**Aim of the task**
Write out the material again word for word, dropping any images it holds.

**Collected data**
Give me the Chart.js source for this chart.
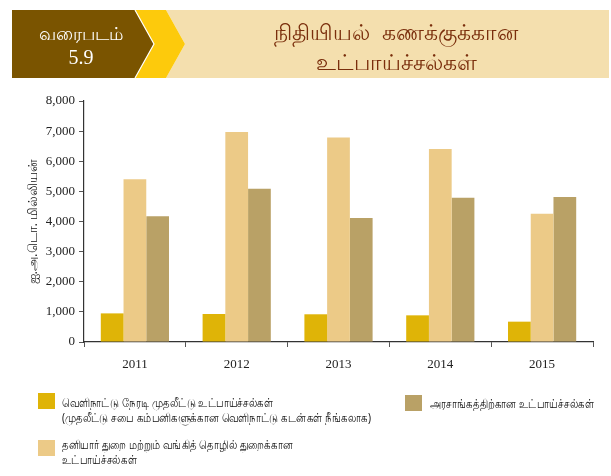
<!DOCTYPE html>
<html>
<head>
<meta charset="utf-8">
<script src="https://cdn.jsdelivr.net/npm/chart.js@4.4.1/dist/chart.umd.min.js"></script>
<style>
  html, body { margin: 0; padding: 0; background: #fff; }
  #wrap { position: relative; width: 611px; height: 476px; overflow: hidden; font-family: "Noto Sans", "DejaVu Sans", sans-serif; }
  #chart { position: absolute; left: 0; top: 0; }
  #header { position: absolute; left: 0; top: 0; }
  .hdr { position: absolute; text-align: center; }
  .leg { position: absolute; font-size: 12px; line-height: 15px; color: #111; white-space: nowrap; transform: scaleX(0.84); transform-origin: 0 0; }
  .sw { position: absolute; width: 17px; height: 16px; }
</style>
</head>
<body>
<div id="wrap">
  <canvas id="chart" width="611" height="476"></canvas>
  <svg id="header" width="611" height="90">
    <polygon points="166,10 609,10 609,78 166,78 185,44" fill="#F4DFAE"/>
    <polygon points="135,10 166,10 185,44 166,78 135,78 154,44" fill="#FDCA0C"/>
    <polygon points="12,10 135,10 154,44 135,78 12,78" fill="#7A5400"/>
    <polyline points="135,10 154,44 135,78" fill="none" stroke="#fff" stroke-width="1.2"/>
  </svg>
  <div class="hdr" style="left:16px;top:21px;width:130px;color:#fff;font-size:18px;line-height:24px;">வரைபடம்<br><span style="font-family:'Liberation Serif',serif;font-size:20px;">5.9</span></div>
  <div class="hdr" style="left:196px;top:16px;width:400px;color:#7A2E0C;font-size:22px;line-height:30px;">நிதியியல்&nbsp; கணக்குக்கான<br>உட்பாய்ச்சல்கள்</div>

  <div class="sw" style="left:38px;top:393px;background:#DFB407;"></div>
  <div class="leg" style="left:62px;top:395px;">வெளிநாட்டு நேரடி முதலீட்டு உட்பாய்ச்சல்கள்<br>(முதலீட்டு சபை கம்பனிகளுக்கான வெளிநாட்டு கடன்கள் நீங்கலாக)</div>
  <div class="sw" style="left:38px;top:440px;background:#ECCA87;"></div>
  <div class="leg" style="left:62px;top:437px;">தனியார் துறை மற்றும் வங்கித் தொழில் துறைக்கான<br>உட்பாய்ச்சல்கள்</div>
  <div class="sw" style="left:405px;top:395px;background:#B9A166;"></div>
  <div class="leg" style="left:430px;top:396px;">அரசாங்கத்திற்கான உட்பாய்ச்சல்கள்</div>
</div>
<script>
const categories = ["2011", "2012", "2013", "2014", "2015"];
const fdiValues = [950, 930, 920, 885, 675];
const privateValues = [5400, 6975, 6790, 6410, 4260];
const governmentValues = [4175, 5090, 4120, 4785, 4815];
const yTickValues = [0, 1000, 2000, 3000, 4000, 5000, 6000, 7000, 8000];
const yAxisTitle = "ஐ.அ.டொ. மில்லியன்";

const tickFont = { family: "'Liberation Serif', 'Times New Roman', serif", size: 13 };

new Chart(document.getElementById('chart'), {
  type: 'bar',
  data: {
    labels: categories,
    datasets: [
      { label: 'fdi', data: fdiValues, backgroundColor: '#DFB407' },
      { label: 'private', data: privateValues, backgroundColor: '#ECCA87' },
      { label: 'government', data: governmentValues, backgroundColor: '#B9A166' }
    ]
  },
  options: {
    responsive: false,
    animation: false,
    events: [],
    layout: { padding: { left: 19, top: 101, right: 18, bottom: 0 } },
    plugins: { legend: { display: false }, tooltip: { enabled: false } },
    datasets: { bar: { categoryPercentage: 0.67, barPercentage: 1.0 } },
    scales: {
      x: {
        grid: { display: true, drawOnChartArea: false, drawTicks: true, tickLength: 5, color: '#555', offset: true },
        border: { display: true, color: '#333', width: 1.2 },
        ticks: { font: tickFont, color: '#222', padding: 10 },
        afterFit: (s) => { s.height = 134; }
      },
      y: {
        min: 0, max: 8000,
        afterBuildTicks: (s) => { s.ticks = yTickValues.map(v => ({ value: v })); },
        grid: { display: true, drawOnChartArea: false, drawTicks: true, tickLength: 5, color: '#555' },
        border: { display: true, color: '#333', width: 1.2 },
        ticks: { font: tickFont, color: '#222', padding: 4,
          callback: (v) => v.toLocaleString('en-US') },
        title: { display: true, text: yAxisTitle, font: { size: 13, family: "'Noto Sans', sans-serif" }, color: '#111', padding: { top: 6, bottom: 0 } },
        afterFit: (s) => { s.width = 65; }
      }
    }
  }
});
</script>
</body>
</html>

**Answer to this task**
Give me the Chart.js source for this chart.
<!DOCTYPE html>
<html>
<head>
<meta charset="utf-8">
<script src="https://cdn.jsdelivr.net/npm/chart.js@4.4.1/dist/chart.umd.min.js"></script>
<style>
  html, body { margin: 0; padding: 0; background: #fff; }
  #wrap { position: relative; width: 611px; height: 476px; overflow: hidden; font-family: "Noto Sans", "DejaVu Sans", sans-serif; }
  #chart { position: absolute; left: 0; top: 0; }
  #header { position: absolute; left: 0; top: 0; }
  .hdr { position: absolute; text-align: center; }
  .leg { position: absolute; font-size: 12px; line-height: 15px; color: #111; white-space: nowrap; transform: scaleX(0.84); transform-origin: 0 0; }
  .sw { position: absolute; width: 17px; height: 16px; }
</style>
</head>
<body>
<div id="wrap">
  <canvas id="chart" width="611" height="476"></canvas>
  <svg id="header" width="611" height="90">
    <polygon points="166,10 609,10 609,78 166,78 185,44" fill="#F4DFAE"/>
    <polygon points="135,10 166,10 185,44 166,78 135,78 154,44" fill="#FDCA0C"/>
    <polygon points="12,10 135,10 154,44 135,78 12,78" fill="#7A5400"/>
    <polyline points="135,10 154,44 135,78" fill="none" stroke="#fff" stroke-width="1.2"/>
  </svg>
  <div class="hdr" style="left:16px;top:21px;width:130px;color:#fff;font-size:18px;line-height:24px;">வரைபடம்<br><span style="font-family:'Liberation Serif',serif;font-size:20px;">5.9</span></div>
  <div class="hdr" style="left:196px;top:16px;width:400px;color:#7A2E0C;font-size:22px;line-height:30px;">நிதியியல்&nbsp; கணக்குக்கான<br>உட்பாய்ச்சல்கள்</div>

  <div class="sw" style="left:38px;top:393px;background:#DFB407;"></div>
  <div class="leg" style="left:62px;top:395px;">வெளிநாட்டு நேரடி முதலீட்டு உட்பாய்ச்சல்கள்<br>(முதலீட்டு சபை கம்பனிகளுக்கான வெளிநாட்டு கடன்கள் நீங்கலாக)</div>
  <div class="sw" style="left:38px;top:440px;background:#ECCA87;"></div>
  <div class="leg" style="left:62px;top:437px;">தனியார் துறை மற்றும் வங்கித் தொழில் துறைக்கான<br>உட்பாய்ச்சல்கள்</div>
  <div class="sw" style="left:405px;top:395px;background:#B9A166;"></div>
  <div class="leg" style="left:430px;top:396px;">அரசாங்கத்திற்கான உட்பாய்ச்சல்கள்</div>
</div>
<script>
const categories = ["2011", "2012", "2013", "2014", "2015"];
const fdiValues = [950, 930, 920, 885, 675];
const privateValues = [5400, 6975, 6790, 6410, 4260];
const governmentValues = [4175, 5090, 4120, 4785, 4815];
const yTickValues = [0, 1000, 2000, 3000, 4000, 5000, 6000, 7000, 8000];
const yAxisTitle = "ஐ.அ.டொ. மில்லியன்";

const tickFont = { family: "'Liberation Serif', 'Times New Roman', serif", size: 13 };

new Chart(document.getElementById('chart'), {
  type: 'bar',
  data: {
    labels: categories,
    datasets: [
      { label: 'fdi', data: fdiValues, backgroundColor: '#DFB407' },
      { label: 'private', data: privateValues, backgroundColor: '#ECCA87' },
      { label: 'government', data: governmentValues, backgroundColor: '#B9A166' }
    ]
  },
  options: {
    responsive: false,
    animation: false,
    events: [],
    layout: { padding: { left: 19, top: 101, right: 18, bottom: 0 } },
    plugins: { legend: { display: false }, tooltip: { enabled: false } },
    datasets: { bar: { categoryPercentage: 0.67, barPercentage: 1.0 } },
    scales: {
      x: {
        grid: { display: true, drawOnChartArea: false, drawTicks: true, tickLength: 5, color: '#555', offset: true },
        border: { display: true, color: '#333', width: 1.2 },
        ticks: { font: tickFont, color: '#222', padding: 10 },
        afterFit: (s) => { s.height = 134; }
      },
      y: {
        min: 0, max: 8000,
        afterBuildTicks: (s) => { s.ticks = yTickValues.map(v => ({ value: v })); },
        grid: { display: true, drawOnChartArea: false, drawTicks: true, tickLength: 5, color: '#555' },
        border: { display: true, color: '#333', width: 1.2 },
        ticks: { font: tickFont, color: '#222', padding: 4,
          callback: (v) => v.toLocaleString('en-US') },
        title: { display: true, text: yAxisTitle, font: { size: 13, family: "'Noto Sans', sans-serif" }, color: '#111', padding: { top: 6, bottom: 0 } },
        afterFit: (s) => { s.width = 65; }
      }
    }
  }
});
</script>
</body>
</html>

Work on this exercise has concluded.